Outcome: Zappos’ approach has resulted in high levels of employee satisfaction, low turnover rates, and a strong, customer-focused company culture that drives business success.
Case Study 5: IBM’s Strategies for Motivating Remote Employees
Context: IBM, a multinational technology company, has a large and geographically dispersed workforce, with many employees working remotely. The company has developed strategies to maintain motivation and engagement among its remote employees.
Application of Motivation Theories:
- Motivation in Remote and Hybrid Work Environments: IBM addresses the challenges of remote work by implementing regular virtual check-ins, providing flexible work arrangements, and ensuring that remote employees have access to the same opportunities as their in-office counterparts.
- Social Cognitive Theory: IBM uses collaborative platforms like Slack and video conferencing tools to maintain social connections among remote employees, allowing for observational learning and the maintenance of a strong company culture.
- Control Theory: The company uses performance management systems that provide continuous feedback, helping remote employees stay aligned with their goals and motivated to perform.

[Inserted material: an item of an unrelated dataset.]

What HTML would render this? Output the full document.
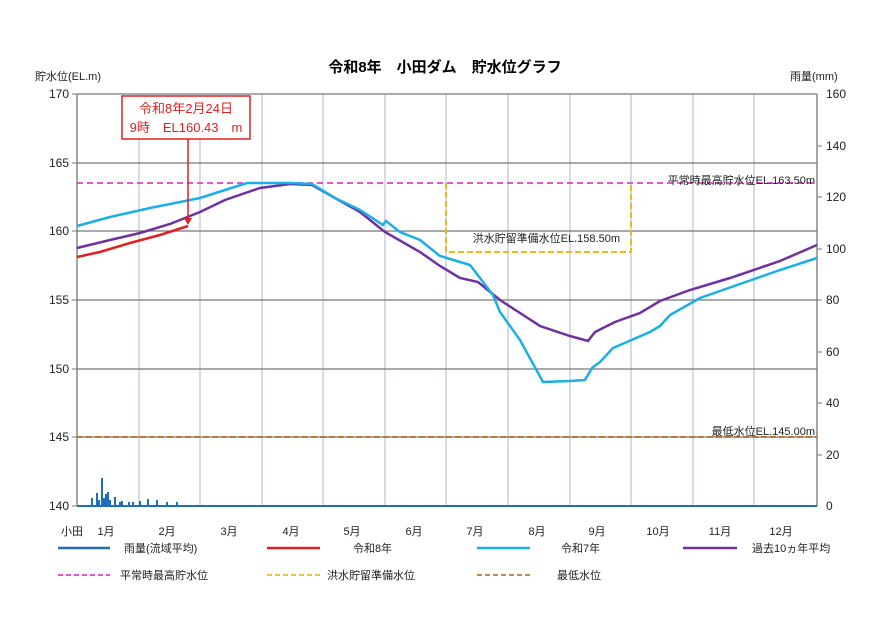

Outcome: IBM’s strategies have helped maintain high levels of motivation and productivity among its remote workforce, contributing to the company’s ability to adapt to the evolving work environment and maintain its competitive edge.
These case studies illustrate how various organizations have successfully applied motivation theories to enhance employee engagement, productivity, and satisfaction, ultimately driving organizational success.